Les Demoiselles d’Avignon creates a fragmented, disjointed sense of space which was to become the basis for Picasso’s experiments with Cubism. Working alongside Georges Braque from 1908, he used traditional subject matter – mainly portraits like this of art dealer, Ambroise Vollard, and still life – to explore a new language of representation. Analytical Cubism registered all viewing angles simultaneously, fracturing space and time into a complex jigsaw of angles, facets, and planes. These paintings were largely monochrome – color was an added complication. Other artists would take Cubism and run with it—towards light, movement, and abstraction.
From 1912, Picasso experimented with collage and relief sculpture, using everyday materials to create 3D versions of the objects which he had previously painted. This fed back into his painting in two ways. On one hand, he started to employ lettering and illusionistic tricks, which further emphasized the artificiality of the painted surface. On the other hand, placed a new emphasis on simplification, working with clear, flat and increasingly abstracted geometry. Sculptures, like Guitar, were even more influential, paving the way for assemblage and construction as well as the use of found objects in 20th-century art.
From 1917, Picasso’s art shifted dramatically. In part, this was inspired by his first visit to Italy, but the change can also be seen in the context of the First World War. Many artists who had enthusiastically embraced modernism and modernity were profoundly shocked by the scale and horror of the War and reacted with a more conservative style. The simplicity and solidity of the figures in Mother and Child owe as much to non-European art as it does to classicism. The subject was one Picasso had tackled many times, but it now had added resonance: he became a father in 1921.
From the mid-1920s, Picasso embraced the new Surrealist ideas which were being explored in Paris by André Breton and others. Synthesizing ideas from his previous work, he created flattened, clearly outlined semi-abstracted forms, disjointed space and features, and recurring motifs like dancers, musicians, and the female figure. For the first time since his early career, the color featured heavily. He also became overtly political, most famously with Guernica (1937).
Arguably, the innovative period of Picasso’s career was over by the start of the Second World War. The rest of his life was spent revisiting themes and ideas and living out the role of celebrity artist-genius. Through Cubism, he revolutionized two-dimensional representation. Through his experiments with collage, he paved the way for ready-mades and construction. Doing so, he created some of the most iconic images in 20th-century art.

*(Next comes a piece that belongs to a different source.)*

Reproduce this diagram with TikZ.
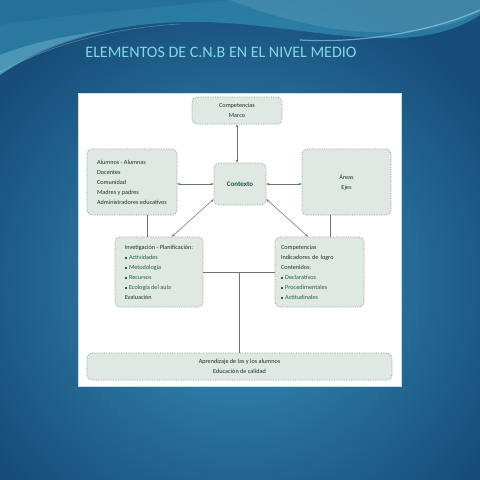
\documentclass[tikz,border=0pt]{standalone}
\usepackage{fontspec}
\setmainfont{Carlito}
\usetikzlibrary{arrows.meta,calc}
\definecolor{bgdark}{HTML}{174C78}
\definecolor{bglight}{HTML}{3A93BF}
\definecolor{wave}{HTML}{3FAED0}
\definecolor{titlec}{HTML}{80D8E8}
\definecolor{boxfill}{HTML}{DFE8E3}
\definecolor{boxline}{HTML}{8C9A93}
\definecolor{txt}{HTML}{1E2F27}
\definecolor{grn}{HTML}{22603F}
\definecolor{ctxc}{HTML}{1A5A3A}
\definecolor{lineg}{HTML}{6E7472}
\newcommand{\bul}{{\color{grn}\rule[0.6pt]{1.7pt}{1.7pt}}\hspace{2.5pt}}
\tikzset{
  box/.style={draw=boxline, densely dotted, line width=0.7pt, rounded corners=5pt,
    fill=boxfill, inner sep=0pt, font=\fontsize{6.2}{10}\selectfont, text=txt, align=center},
  conn/.style={draw=lineg, line width=0.55pt, solid},
  arr/.style={conn, {Stealth[length=3pt,width=2.6pt]}-{Stealth[length=3pt,width=2.6pt]}},
}
\begin{document}
\begin{tikzpicture}[x=1pt,y=-1pt]
\useasboundingbox (0,0) rectangle (480,480);
% background
\shade[inner color=bglight, outer color=bgdark] (-60,-20) rectangle (540,580);
% top waves
\fill[wave, opacity=0.45] (0,0) -- (0,75) .. controls (40,45) and (100,25) .. (180,22) .. controls (260,20) and (330,40) .. (400,38) .. controls (440,36) and (465,25) .. (480,15) -- (480,0) -- cycle;
\fill[wave!60!white, opacity=0.35] (0,75) .. controls (30,55) and (60,42) .. (110,30) .. controls (60,36) and (25,45) .. (0,55) -- cycle;
\fill[bgdark, opacity=0.18] (0,0) -- (0,25) .. controls (60,15) and (150,8) .. (230,0) -- cycle;
\fill[white, opacity=0.10] (230,0) .. controls (280,20) and (340,35) .. (400,32) .. controls (440,30) and (465,20) .. (480,12) -- (480,0) -- cycle;
\draw[wave!50!white, opacity=0.6, line width=1.2pt] (300,40) .. controls (370,44) and (440,28) .. (480,10);
\draw[wave!50!white, opacity=0.35, line width=0.7pt] (0,72) .. controls (50,45) and (110,28) .. (180,24);
% title
\node[font=\fontsize{16}{18}\selectfont, text=titlec] (title) at (221,52) {ELEMENTOS DE C.N.B EN EL NIVEL MEDIO};
% panel
\fill[white] (78,93) rectangle (401,386);
\draw[white!70!bglight, line width=0.8pt] (78,93) rectangle (401,386);
% boxes
\node[box, minimum width=90pt, minimum height=27pt] (marco) at (237,110.5) {Competencias\\Marco};
\node[box, minimum width=90pt, minimum height=66pt, align=left] (left) at (132,182) {Alumnos - Alumnas\\Docentes\\Comunidad\\Madres y padres\\Administradores educativos};
\node[box, minimum width=52pt, minimum height=42pt, font=\fontsize{7}{9}\selectfont\bfseries, text=ctxc] (ctx) at (240,184) {Contexto};
\node[box, minimum width=89pt, minimum height=66pt] (areas) at (346.5,182) {Áreas\\Ejes};
\node[box, minimum width=88pt, minimum height=70pt, align=left] (inv) at (159,272) {Invetigación - Planificación:\\\bul{\color{grn}Actividades}\\\bul{\color{grn}Metodología}\\\bul{\color{grn}Recursos}\\\bul{\color{grn}Ecología del aula}\\Evaluación};
\node[box, minimum width=89pt, minimum height=70pt, text width=77pt, align=left] (comp) at (319.5,272) {Competencias\\Indicadores de logro\\Contenidos:\\\bul{\color{grn}Declarativos}\\\bul{\color{grn}Procedimentales}\\\bul{\color{grn}Actitudinales}};
\node[box, minimum width=305pt, minimum height=27pt] (bottom) at (239.5,366.5) {Aprendizaje de las y los alumnos\\Educación de calidad};
% connectors
\coordinate (lx) at (147,0);
\coordinate (rx) at (330,0);
\coordinate (mx) at (237,0);
\draw[arr] (marco.south -| mx) -- (ctx.north -| mx);
\draw[arr] (left.east |- ctx.west) -- (ctx.west);
\draw[arr] (ctx.east) -- (ctx.east -| areas.west);
\draw[arr] (ctx.210) -- (inv.70);
\draw[arr] (ctx.330) -- (comp.108);
\draw[conn] (left.south -| lx) -- (inv.north -| lx);
\draw[conn] (areas.south -| rx) -- (comp.north -| rx);
\draw[conn] (inv.east) -- (comp.west);
\coordinate (mid) at ($(inv.east)!0.5!(comp.west)$);
\draw[conn] (mid) -- (mid |- bottom.north);
\end{tikzpicture}
\end{document}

Supported by renowned cultural institutions in Europe and the United States, the Picasso Celebration 1973-2023 program is structured around over 50 exhibitions and events to be held at renowned cultural institutions in Europe and North America. As a whole, the events aim to present a historiographical approach to Picasso’s work.

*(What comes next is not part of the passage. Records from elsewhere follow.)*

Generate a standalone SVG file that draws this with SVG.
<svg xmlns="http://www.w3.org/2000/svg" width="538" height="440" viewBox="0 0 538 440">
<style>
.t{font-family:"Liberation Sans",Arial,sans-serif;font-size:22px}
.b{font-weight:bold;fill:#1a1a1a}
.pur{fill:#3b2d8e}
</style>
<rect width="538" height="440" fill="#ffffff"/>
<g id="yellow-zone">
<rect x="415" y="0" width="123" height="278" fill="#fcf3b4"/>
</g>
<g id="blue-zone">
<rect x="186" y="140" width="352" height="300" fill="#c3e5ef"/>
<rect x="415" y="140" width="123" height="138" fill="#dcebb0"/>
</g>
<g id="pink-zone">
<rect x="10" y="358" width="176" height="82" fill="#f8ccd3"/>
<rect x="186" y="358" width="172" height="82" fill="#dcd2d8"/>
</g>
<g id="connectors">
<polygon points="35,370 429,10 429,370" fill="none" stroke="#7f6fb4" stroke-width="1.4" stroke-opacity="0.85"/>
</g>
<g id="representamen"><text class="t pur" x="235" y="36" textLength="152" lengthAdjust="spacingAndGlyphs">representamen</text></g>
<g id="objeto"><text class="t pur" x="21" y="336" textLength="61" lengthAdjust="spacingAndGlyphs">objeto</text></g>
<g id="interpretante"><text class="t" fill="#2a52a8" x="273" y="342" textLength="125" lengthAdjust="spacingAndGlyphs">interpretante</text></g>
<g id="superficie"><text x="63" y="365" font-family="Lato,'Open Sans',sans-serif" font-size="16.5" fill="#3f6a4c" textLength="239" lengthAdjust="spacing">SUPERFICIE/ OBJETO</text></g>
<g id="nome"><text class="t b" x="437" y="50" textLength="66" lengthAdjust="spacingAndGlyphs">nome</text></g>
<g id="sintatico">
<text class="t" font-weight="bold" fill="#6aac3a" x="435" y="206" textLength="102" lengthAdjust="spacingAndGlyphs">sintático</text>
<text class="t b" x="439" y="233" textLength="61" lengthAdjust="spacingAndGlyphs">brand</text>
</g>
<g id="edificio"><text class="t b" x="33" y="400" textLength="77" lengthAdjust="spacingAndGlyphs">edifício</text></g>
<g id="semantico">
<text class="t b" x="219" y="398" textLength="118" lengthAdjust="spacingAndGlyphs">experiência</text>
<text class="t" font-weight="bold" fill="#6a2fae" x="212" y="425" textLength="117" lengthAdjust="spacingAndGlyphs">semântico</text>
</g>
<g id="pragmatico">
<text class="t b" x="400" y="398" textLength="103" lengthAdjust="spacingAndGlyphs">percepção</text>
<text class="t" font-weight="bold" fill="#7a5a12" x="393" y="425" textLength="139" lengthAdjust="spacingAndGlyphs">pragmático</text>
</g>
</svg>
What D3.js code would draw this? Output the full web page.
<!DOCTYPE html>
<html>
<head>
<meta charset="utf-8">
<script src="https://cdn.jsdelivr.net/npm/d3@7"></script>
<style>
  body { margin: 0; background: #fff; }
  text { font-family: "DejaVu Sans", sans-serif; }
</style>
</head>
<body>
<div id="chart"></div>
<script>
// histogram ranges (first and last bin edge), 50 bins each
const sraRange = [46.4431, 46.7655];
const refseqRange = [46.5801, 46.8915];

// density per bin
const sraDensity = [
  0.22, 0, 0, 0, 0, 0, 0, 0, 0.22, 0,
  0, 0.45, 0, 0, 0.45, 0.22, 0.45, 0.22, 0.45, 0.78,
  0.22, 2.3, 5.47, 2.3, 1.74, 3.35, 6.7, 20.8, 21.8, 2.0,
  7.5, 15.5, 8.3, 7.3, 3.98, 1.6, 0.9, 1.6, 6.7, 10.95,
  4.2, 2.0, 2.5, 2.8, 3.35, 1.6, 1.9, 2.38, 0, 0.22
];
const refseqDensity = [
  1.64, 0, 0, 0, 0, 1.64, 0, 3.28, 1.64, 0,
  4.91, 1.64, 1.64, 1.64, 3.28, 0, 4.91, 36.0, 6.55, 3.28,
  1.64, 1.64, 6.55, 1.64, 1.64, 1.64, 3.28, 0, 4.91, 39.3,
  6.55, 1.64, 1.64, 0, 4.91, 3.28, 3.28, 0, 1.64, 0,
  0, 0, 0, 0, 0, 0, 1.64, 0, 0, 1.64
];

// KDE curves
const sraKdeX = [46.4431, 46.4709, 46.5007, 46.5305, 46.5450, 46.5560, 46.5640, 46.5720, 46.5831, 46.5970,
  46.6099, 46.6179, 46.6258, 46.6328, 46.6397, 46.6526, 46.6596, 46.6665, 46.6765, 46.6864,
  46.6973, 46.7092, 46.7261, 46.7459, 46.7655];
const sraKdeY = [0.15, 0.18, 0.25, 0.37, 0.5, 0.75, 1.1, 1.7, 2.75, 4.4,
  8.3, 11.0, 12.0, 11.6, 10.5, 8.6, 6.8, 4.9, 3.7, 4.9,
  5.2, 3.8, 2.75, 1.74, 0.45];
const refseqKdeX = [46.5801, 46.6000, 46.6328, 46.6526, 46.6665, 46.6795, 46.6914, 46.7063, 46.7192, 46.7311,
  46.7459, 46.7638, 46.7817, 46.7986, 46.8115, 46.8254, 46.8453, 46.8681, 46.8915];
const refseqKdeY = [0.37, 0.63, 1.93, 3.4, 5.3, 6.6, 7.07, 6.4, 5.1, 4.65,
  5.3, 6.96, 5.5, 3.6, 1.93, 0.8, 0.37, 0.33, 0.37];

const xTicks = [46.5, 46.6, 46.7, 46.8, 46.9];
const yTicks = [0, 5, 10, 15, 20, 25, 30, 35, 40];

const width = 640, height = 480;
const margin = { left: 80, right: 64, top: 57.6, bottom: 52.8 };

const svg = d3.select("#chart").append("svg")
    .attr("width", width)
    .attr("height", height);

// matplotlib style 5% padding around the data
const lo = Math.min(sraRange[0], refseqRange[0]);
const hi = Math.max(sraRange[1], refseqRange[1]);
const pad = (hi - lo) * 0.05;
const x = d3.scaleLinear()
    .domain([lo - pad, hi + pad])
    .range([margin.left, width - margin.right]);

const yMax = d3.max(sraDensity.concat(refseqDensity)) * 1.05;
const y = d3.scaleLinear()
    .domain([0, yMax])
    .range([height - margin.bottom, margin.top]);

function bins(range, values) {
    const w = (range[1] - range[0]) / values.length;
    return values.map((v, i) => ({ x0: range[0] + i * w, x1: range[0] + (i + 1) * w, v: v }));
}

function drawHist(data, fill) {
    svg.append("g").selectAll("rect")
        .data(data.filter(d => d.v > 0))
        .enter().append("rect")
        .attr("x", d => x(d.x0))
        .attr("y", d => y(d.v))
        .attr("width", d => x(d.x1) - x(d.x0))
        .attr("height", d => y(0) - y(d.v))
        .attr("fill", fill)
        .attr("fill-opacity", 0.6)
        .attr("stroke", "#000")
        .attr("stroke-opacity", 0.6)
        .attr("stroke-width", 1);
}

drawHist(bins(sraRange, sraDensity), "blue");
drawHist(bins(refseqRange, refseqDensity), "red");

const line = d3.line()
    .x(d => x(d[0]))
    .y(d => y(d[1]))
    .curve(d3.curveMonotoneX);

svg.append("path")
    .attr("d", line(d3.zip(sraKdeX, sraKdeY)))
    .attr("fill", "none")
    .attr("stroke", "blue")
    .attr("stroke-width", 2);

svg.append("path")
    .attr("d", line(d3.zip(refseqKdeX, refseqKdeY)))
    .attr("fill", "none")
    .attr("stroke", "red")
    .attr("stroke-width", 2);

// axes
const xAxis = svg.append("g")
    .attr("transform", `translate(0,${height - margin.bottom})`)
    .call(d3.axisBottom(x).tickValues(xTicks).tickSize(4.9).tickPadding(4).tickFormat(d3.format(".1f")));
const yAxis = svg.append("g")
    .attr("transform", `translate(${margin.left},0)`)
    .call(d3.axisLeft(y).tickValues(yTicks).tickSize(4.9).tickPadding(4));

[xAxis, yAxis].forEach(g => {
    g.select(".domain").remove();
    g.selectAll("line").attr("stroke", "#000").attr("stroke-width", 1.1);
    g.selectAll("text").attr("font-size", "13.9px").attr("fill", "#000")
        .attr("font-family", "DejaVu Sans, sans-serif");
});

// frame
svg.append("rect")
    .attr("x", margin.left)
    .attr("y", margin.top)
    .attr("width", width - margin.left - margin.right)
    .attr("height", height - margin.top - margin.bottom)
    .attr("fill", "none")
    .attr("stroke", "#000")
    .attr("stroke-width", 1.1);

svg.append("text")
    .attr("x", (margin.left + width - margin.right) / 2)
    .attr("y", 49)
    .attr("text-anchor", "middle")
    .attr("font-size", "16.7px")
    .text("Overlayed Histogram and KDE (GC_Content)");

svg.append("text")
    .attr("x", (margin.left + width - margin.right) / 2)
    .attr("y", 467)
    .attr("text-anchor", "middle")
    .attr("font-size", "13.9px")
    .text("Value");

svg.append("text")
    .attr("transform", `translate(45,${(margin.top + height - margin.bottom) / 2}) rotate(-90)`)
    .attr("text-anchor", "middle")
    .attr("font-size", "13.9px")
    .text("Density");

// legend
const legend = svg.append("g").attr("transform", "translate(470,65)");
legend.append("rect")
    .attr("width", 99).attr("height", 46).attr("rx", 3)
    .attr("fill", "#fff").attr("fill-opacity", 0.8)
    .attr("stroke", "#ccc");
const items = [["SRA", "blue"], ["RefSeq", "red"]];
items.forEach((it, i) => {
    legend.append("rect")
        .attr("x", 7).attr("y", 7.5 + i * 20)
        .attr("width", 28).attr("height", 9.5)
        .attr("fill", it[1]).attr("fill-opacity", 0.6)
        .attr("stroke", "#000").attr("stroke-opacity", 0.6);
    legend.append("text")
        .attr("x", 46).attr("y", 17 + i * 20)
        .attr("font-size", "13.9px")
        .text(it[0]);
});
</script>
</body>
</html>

The program offers an opportunity to assess the current state of research and understanding of Picasso’s work. Through a series of symposiums, the first being at the Museo Nacional Centro de Arte Reina Sofía in Madrid, followed by a significant international symposium on December 6-7-8, 2023 at Unesco in Paris, the legacy of the artist will be further explored. The latter symposium will bring together various stakeholders including museum institutions, research centers, and researchers under the theme “Picasso in the 21st Century: Historical and Cultural Issues.”